引用:https://www.webcartop.jp/
最大のトピックは従来のトップユニット3.0ℓターボ「7M-GTE」に代えて、新世代の2.5ℓ 直6ツインターボ「1JZ-GTE」搭載車が設定されたことでしょう。排気量が1988ccから2491ccに拡大し、セラミック製タービンが採用され小型軽量化した結果、最高出力は3.0ℓターボ超えの280psを発揮。5速MTとの組み合わせでは、トヨタ初の280psモデルとなりました。
タイヤもインチアップされ、スポーツカーとしての性能も大幅に引き上がり、グレード名称も2.5GTツインターボに改称されました。但し、2.5ℓモデルは国内専用で、北米や欧州では従来の3.0ℓターボ、7M-GTEが継続されます。
細かいところでは、ボンネット先端のスープラエンブレムが89年に発表された初代セルシオから採用されている新トヨタCIマークに変更されました。
一流パーツで武装された最強カタログモデル
90年、最後のマイナーチェンジでトップユニットとなった2.5ℓ 直6ツインターボ搭載の、その頂点に立つグレードが2.5GTツインターボRです。
1JZ-GTEエンジンのハイスペックを最大限に活かすべく、足回りにビルシュタイン社製のショックアブソーバーを奢り、路面追従性が大幅にアップして操縦安定性も向上しました。
シートはこれまでの豪華系シートから、スポーツ走行にも対応できるレカロ社製のバケットタイプシートに換装、イタリアMOMO社製のステアリングホイールおよびシフトノブ、さらにトルセンLSDまで装着され、このマシンが本来持っているスポーツカーとしてのポテンシャルを、最大限に引き出したスパルタンなグレードです。
これが特別仕様車ではなく、通常のカタログモデルとして用意されるところに、本来ゴージャスなGTクーペであったスープラがリアルスポーツとして進化を遂げていることが伺えます。
サーキットに挑んだA70スープラ
引用:https://www.sun-a.com/magazine/
本稿でも何度か触れたA70の出自は、スポーツカーではなくGTカー、スペシャリティカーですが、意外にもレース参戦はセリカXX(A60)の時代から始まっています。しかし戦績としてはやはり、重く長い直列6気筒エンジンはモータースポーツにおいて有利とは言えず苦戦の歴史でした。
しかし86年登場のA70からは車両ベースが根本から変わり、3.0ℓターボモデルを頂点とするマシンへと変貌。87年の全日本ツーリングカー選手権第4戦に初参戦すると、いきなりデビューウィンを飾りました。ところが翌年にはレギュレーションが変更され、A70の属するクラスは重量面で不利な状況に追い込まれます。
引用:https://minkara.carview.co.jp/
すぐさまトヨタは前項にあるスープラ・ターボAでホモロゲを取得し、そのターボAベースのレーシングカーを開発。
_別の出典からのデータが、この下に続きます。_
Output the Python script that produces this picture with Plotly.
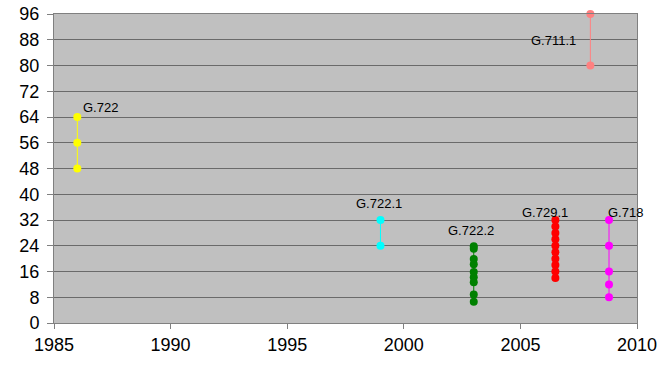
import plotly.graph_objects as go

# Data
codec_names = ["G.722", "G.722.1", "G.722.2", "G.729.1", "G.718", "G.711.1"]
codec_years = [1986, 1999, 2003, 2006.5, 2008.8, 2008]
codec_rates = [
    [48, 56, 64],
    [24, 32],
    [6.6, 8.85, 12.65, 14.25, 15.85, 18.25, 19.85, 23.05, 23.85],
    [14, 16, 18, 20, 22, 24, 26, 28, 30, 32],
    [8, 12, 16, 24, 32],
    [80, 96],
]
codec_colors = ["#FFFF00", "#00FFFF", "#008000", "#FF0000", "#FF00FF", "#FF8080"]
label_x = [1987.0, 1998.95, 2002.9, 2006.05, 2009.5, 2006.4]
label_y = [66.8, 37.2, 28.7, 34.4, 34.4, 87.7]

x_ticks = [1985, 1990, 1995, 2000, 2005, 2010]
y_ticks = list(range(0, 97, 8))

fig = go.Figure()
for name, yr, rates, col in zip(codec_names, codec_years, codec_rates, codec_colors):
    fig.add_trace(go.Scatter(
        x=[yr] * len(rates), y=rates, mode="lines+markers", name=name,
        line=dict(color=col, width=1),
        marker=dict(color=col, size=8),
        showlegend=False, cliponaxis=False,
    ))

for name, lx, ly in zip(codec_names, label_x, label_y):
    fig.add_annotation(x=lx, y=ly, text=name, showarrow=False,
                       font=dict(family="Liberation Sans", size=13, color="black"))

fig.update_layout(
    width=665, height=368,
    margin=dict(l=54, r=28, t=14, b=45, autoexpand=False),
    paper_bgcolor="white", plot_bgcolor="#C0C0C0",
    font=dict(family="Liberation Sans", size=18, color="black"),
    xaxis=dict(range=[1985, 2010], tickvals=x_ticks, showgrid=False, zeroline=False,
               showline=True, linecolor="#808080", mirror=True, ticks="outside",
               ticklen=5, tickcolor="#808080", automargin=False),
    yaxis=dict(range=[0, 96], tickvals=y_ticks, showgrid=True, gridcolor="#6A6A6A",
               gridwidth=1, zeroline=False, showline=True, linecolor="#808080",
               mirror=True, ticks="outside", ticklen=6, tickcolor="#808080",
               ticklabelstandoff=4, automargin=False),
)

fig.write_html("out.html")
レースへ投入しました。2位表彰台の獲得などありましたが、日産が最終ウェポンとも呼べる2.6ℓツインターボ4WDのR32スカイラインGT-Rで参戦するに至り、ヘビーウェイトのA70では太刀打ちできず、一旦、全日本ツーリングカー選手権から姿を消すことになりました。
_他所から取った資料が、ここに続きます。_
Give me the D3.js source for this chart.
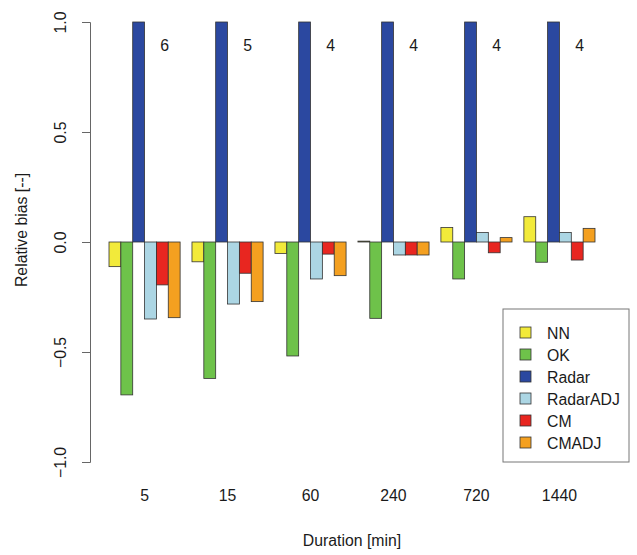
<!DOCTYPE html>
<html>
<head>
<meta charset="utf-8" />
<title>Relative bias by duration</title>
<script src="https://cdn.jsdelivr.net/npm/d3@7"></script>
<style>
body { margin: 0; background: white; font-family: "Liberation Sans", Arial, sans-serif; }
text { fill: #1a1a1a; }
</style>
</head>
<body>
<script>
var width = 637;
var height = 555;

// durations on the x axis
var durations = ["5", "15", "60", "240", "720", "1440"];
var methods = ["NN", "OK", "Radar", "RadarADJ", "CM", "CMADJ"];
var colors = ["#f2ea3a", "#6ec24a", "#2b48a0", "#acd6e4", "#e82620", "#f4a020"];

// relative bias per method, one value per duration
var nn       = [-0.112, -0.090, -0.052, 0.004, 0.066, 0.115];
var ok       = [-0.695, -0.620, -0.518, -0.347, -0.168, -0.092];
var radar    = [6, 5, 4, 4, 4, 4];   // off the scale, printed next to the bar
var radarAdj = [-0.350, -0.282, -0.168, -0.059, 0.043, 0.043];
var cm       = [-0.195, -0.142, -0.055, -0.059, -0.049, -0.082];
var cmAdj    = [-0.344, -0.271, -0.153, -0.059, 0.020, 0.062];
var series = [nn, ok, radar, radarAdj, cm, cmAdj];

var yTicks = [-1, -0.5, 0, 0.5, 1];
var fs = "15.8px";

var svg = d3.select("body").append("svg")
  .attr("width", width)
  .attr("height", height);

var y = d3.scaleLinear().domain([-1, 1]).range([462, 22]).clamp(true);

var x = d3.scaleBand().domain(durations)
  .range([109, 595])
  .paddingInner(1 / 7)
  .paddingOuter(0);

var xs = d3.scaleBand().domain(methods).range([0, x.bandwidth()]);

// bars
var groups = svg.append("g").selectAll("g")
  .data(durations)
  .enter().append("g")
  .attr("transform", function(d) { return "translate(" + x(d) + ",0)"; });

groups.selectAll("rect")
  .data(function(d, i) {
    return methods.map(function(m, j) { return { m: m, v: series[j][i], c: colors[j] }; });
  })
  .enter().append("rect")
  .attr("x", function(d) { return xs(d.m); })
  .attr("width", xs.bandwidth())
  .attr("y", function(d) { return Math.min(y(0), y(d.v)); })
  .attr("height", function(d) { return Math.max(0.6, Math.abs(y(d.v) - y(0))); })
  .attr("fill", function(d) { return d.c; })
  .attr("stroke", "#333")
  .attr("stroke-width", 0.8);

// radar values printed beside the clipped bars
groups.append("text")
  .attr("x", xs("CM") + xs.bandwidth() * 0.7)
  .attr("y", 51)
  .attr("text-anchor", "middle")
  .style("font-size", fs)
  .text(function(d, i) { return radar[i]; });

// y axis
var yAxis = d3.axisLeft(y).tickValues(yTicks).tickSize(8).tickFormat(d3.format(".1f"));
var ga = svg.append("g").attr("transform", "translate(90,0)").call(yAxis);
ga.select(".domain").attr("stroke", "#666");
ga.selectAll(".tick line").attr("stroke", "#666");
ga.selectAll(".tick text")
  .attr("x", null).attr("dy", null)
  .attr("transform", "translate(-24,0) rotate(-90)")
  .attr("text-anchor", "middle")
  .style("font-size", fs)
  .style("font-family", "Liberation Sans, Arial, sans-serif")
  .attr("fill", "#1a1a1a");

svg.append("text")
  .attr("transform", "translate(27,230) rotate(-90)")
  .attr("text-anchor", "middle")
  .style("font-size", fs)
  .text("Relative bias [--]");

// x labels
svg.append("g").selectAll("text")
  .data(durations)
  .enter().append("text")
  .attr("x", function(d) { return x(d) + x.bandwidth() / 2; })
  .attr("y", 501)
  .attr("text-anchor", "middle")
  .style("font-size", fs)
  .text(function(d) { return d; });

svg.append("text")
  .attr("x", 352)
  .attr("y", 546)
  .attr("text-anchor", "middle")
  .style("font-size", fs)
  .text("Duration [min]");

// legend
var lg = svg.append("g").attr("transform", "translate(503,309)");
lg.append("rect")
  .attr("width", 126).attr("height", 153)
  .attr("fill", "white").attr("stroke", "#777");
var li = lg.selectAll("g.item")
  .data(methods)
  .enter().append("g")
  .attr("class", "item")
  .attr("transform", function(d, i) { return "translate(0," + (24 + i * 22) + ")"; });
li.append("rect")
  .attr("x", 17).attr("y", -6)
  .attr("width", 11).attr("height", 11)
  .attr("fill", function(d, i) { return colors[i]; })
  .attr("stroke", "#333").attr("stroke-width", 0.8);
li.append("text")
  .attr("x", 44).attr("y", 5.5)
  .style("font-size", fs)
  .text(function(d) { return d; });
</script>
</body>
</html>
スープラが雪辱を果たすのは、97年の全日本GT選手権にて次期型A80がチャンピオンを獲得するまで待つことになります。
短期間ながらラリーでも存在感を発揮
サーキットでのツーリングカー選手権だけでなく、世界ラリー選手権(WRC)の舞台にもA70は挑みました。87年からWRC規定がグループBからグループAへ移行したため、トヨタはスープラ3.0iでラリー活動に臨んだのです。
引用:https://nosweb.jp/
もっとも翌年には4WDターボのセリカGT-FOURが投入されることは決まっていたため、A70の出番は87年および89年までのサファリラリーのみと限定した期間の出場に止まりました。87年のデビュー戦で3位入賞を果たすも、直6の2WDでは厳しい場面が目立ち、WRCではその後に結果を残せませんでしたが、9月に開催された香港・北京ラリーでは優勝するなど短命でしたが存在感を発揮しました。
A70を後世に残すプロジェクトも始動
2020年の1月、トヨタは”GRヘリテージパーツプロジェクト”として、1986〜1993年に販売されたA70型スープラ、および1993〜2002年に販売されたA80型スープラの補給部品を復刻し、再販売すると発表しました。
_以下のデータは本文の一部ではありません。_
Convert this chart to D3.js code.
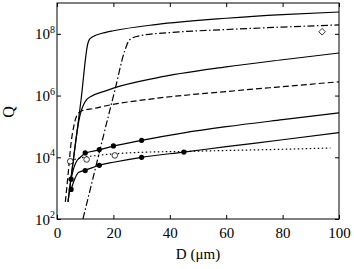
<!DOCTYPE html>
<html><head><meta charset="utf-8">
<script src="https://cdn.jsdelivr.net/npm/d3@7"></script>
<style>body{margin:0;background:#fff}svg{display:block}svg text{font-family:"Liberation Serif","DejaVu Serif",serif !important;fill:#000}</style>
</head><body><svg id="c" width="354" height="269"></svg>
<script>
// Data (D in µm, Q values)
const xTicks = [0, 20, 40, 60, 80, 100];
const yTickExp = [2, 4, 6, 8];
const solidTopD = [3.9, 6, 8.5, 10.9, 11.5, 12.5, 17, 20, 35, 60, 80, 100];
const solidTopQ = [3.6e2, 1.15e4, 6.9e5, 4.7e7, 6.6e7, 7.9e7, 1.1e8, 1.26e8, 2.0e8, 3.2e8, 4.2e8, 5.1e8];
const solidMidD = [3.9, 6, 7, 7.8, 8.5, 9.3, 10.5, 12, 17, 20, 35, 60, 80, 100];
const solidMidQ = [3.6e2, 1.15e4, 5.6e4, 1.6e5, 3.0e5, 4.8e5, 7.4e5, 9.3e5, 1.4e6, 1.74e6, 3.7e6, 8.5e6, 1.45e7, 2.4e7];
const dashedD = [2.96, 4.0, 4.9, 6.0, 7.4, 9.2, 13, 17, 35, 60, 80, 100];
const dashedQ = [3.6e2, 3.2e3, 2.45e4, 1.07e5, 2.6e5, 3.3e5, 3.8e5, 4.6e5, 8.1e5, 1.35e6, 1.95e6, 2.8e6];
const dashDotD = [9.2, 12, 16.8, 20.6, 24, 25.3, 26.5, 30, 40, 60, 80, 100];
const dashDotQ = [1.0e2, 1.1e3, 6.6e4, 1.6e6, 2.8e7, 5.6e7, 7.2e7, 8.9e7, 1.1e8, 1.38e8, 1.66e8, 1.95e8];
const curveAD = [5, 6, 7, 8.2, 10, 15, 20, 30, 45, 60, 80, 100];
const curveAQ = [1.95e3, 4.6e3, 7.6e3, 9.8e3, 1.35e4, 1.74e4, 2.3e4, 3.55e4, 6.2e4, 9.8e4, 1.66e5, 2.75e5];
const curveBD = [5, 6.4, 7.6, 10, 15, 20, 30, 45, 60, 80, 100];
const curveBQ = [9.1e2, 2.1e3, 3.2e3, 3.8e3, 5.5e3, 6.9e3, 1.0e4, 1.48e4, 2.2e4, 3.7e4, 6.3e4];
const dottedD = [4.8, 7, 10, 15, 20, 30, 45, 60, 80, 97];
const dottedQ = [7.6e3, 8.9e3, 1.02e4, 1.17e4, 1.29e4, 1.45e4, 1.55e4, 1.66e4, 1.82e4, 2.0e4];
const dotsAD = [5, 10, 15, 20, 30];
const dotsAQ = [1.95e3, 1.38e4, 1.78e4, 2.34e4, 3.55e4];
const dotsBD = [5, 10, 15, 30, 45];
const dotsBQ = [9.1e2, 3.7e3, 5.5e3, 1.0e4, 1.48e4];
const openD = [4.7, 10.5, 20.5];
const openQ = [7.4e3, 8.5e3, 1.15e4];
const diamondD = [94];
const diamondQ = [1.17e8];

const svg = d3.select("#c");
const L = 57, T = 3, W = 282, H = 216;
const x = d3.scaleLinear().domain([0, 100]).range([L, L + W]);
const y = d3.scaleLog().domain([1e2, 1e9]).range([T + H, T]);

svg.append("defs").append("clipPath").attr("id", "clip")
  .append("rect").attr("x", L).attr("y", T).attr("width", W).attr("height", H);

const zip = (a, b) => a.map((d, i) => [d, b[i]]);
const line = d3.line().x(d => x(d[0])).y(d => y(d[1])).curve(d3.curveMonotoneX);
const g = svg.append("g").attr("clip-path", "url(#clip)");
function drawLine(D, Q, dash) {
  g.append("path").datum(zip(D, Q)).attr("d", line)
    .attr("fill", "none").attr("stroke", "#000").attr("stroke-width", 1.2)
    .attr("stroke-dasharray", dash);
}
drawLine(solidTopD, solidTopQ, null);
drawLine(solidMidD, solidMidQ, null);
drawLine(dashedD, dashedQ, "6,3");
drawLine(dashDotD, dashDotQ, "7,2.5,1.5,2.5");
drawLine(curveAD, curveAQ, null);
drawLine(curveBD, curveBQ, null);
drawLine(dottedD, dottedQ, "1.5,2.5");

g.selectAll(".dA").data(zip(dotsAD, dotsAQ).concat(zip(dotsBD, dotsBQ))).enter()
  .append("circle").attr("cx", d => x(d[0])).attr("cy", d => y(d[1])).attr("r", 2.6).attr("fill", "#000");
g.selectAll(".op").data(zip(openD, openQ)).enter()
  .append("circle").attr("cx", d => x(d[0])).attr("cy", d => y(d[1])).attr("r", 2.8)
  .attr("fill", "#fff").attr("stroke", "#000").attr("stroke-width", 0.8);
g.selectAll(".dm").data(zip(diamondD, diamondQ)).enter()
  .append("path").attr("transform", d => `translate(${x(d[0])},${y(d[1])})`)
  .attr("d", "M0,-3.3L3.3,0L0,3.3L-3.3,0Z").attr("fill", "#fff").attr("stroke", "#000").attr("stroke-width", 0.8);

// Frame
svg.append("rect").attr("x", L).attr("y", T).attr("width", W).attr("height", H)
  .attr("fill", "none").attr("stroke", "#000").attr("stroke-width", 1);

// Axes
const yTicks = yTickExp.map(e => Math.pow(10, e));
const ax = svg.append("g").attr("transform", `translate(0,${T + H})`)
  .call(d3.axisBottom(x).tickValues(xTicks).tickSizeInner(-4).tickSizeOuter(0).tickPadding(8));
svg.append("g").attr("transform", `translate(0,${T})`)
  .call(d3.axisTop(x).tickValues(xTicks).tickSizeInner(-4).tickSizeOuter(0).tickFormat(""));
svg.append("g").attr("transform", `translate(${L},0)`)
  .call(d3.axisLeft(y).tickValues(yTicks).tickSizeInner(-4).tickSizeOuter(0).tickFormat(""));
svg.append("g").attr("transform", `translate(${L + W},0)`)
  .call(d3.axisRight(y).tickValues(yTicks).tickSizeInner(-4).tickSizeOuter(0).tickFormat(""));
svg.selectAll(".domain").remove();
svg.selectAll(".tick line").attr("stroke", "#000");
ax.attr("font-family", null);
ax.selectAll("text").attr("font-size", 15).style("font-family", "'Liberation Serif', serif").attr("fill", "#000");

// y tick labels with superscripts
yTickExp.forEach((e, i) => {
  svg.append("text").attr("x", 50).attr("y", y(yTicks[i]) + 5.5)
    .attr("text-anchor", "end").attr("font-size", 15).text("10");
  svg.append("text").attr("x", 50).attr("y", y(yTicks[i]) - 1)
    .attr("font-size", 10).text(e);
});

svg.append("text").attr("x", x(50)).attr("y", 259).attr("text-anchor", "middle")
  .attr("font-size", 15).text("D (μm)");
svg.append("text").attr("transform", "translate(14,112) rotate(-90)").attr("text-anchor", "middle")
  .attr("font-size", 16).text("Q");
</script></body></html>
引用:https://toyotagazooracing.com/
品番や発売時期などの詳細は今後TOYOTA Gazoo Racingの公式ウェブサイトで公開されるそうです。
このプロジェクトは、これまで長きにわたりスープラを愛用してきたオーナーが、これからも乗り続けられるよう、既に廃版となってしまった補給部品を復刻・再生産し、純正部品として再販売する取り組みです。
最近ではマツダも初代ロードスターのフルレストアをメーカーとして受注するサービスを始めています。こうした動きはクルマが単なる耐久消費財ではない、独自の価値を生んでいくプロダクトであることの裏付けでしょう。
引用:https://topgear.com.my/
今回ご紹介したA70スープラにも多くのファンがあり、もはや30年以上前のクルマではありますが、もう戻ることはできないその残した足跡も含めてA70。メーカーもそこは熟知しての先のプロジェクトなのでしょう。二度とはないであろう熱い時代の証明として今後も語り継がれていくクルマだと思います。
以上、クルドラ的名車ヒストリー「A70系トヨタスープラ」でした。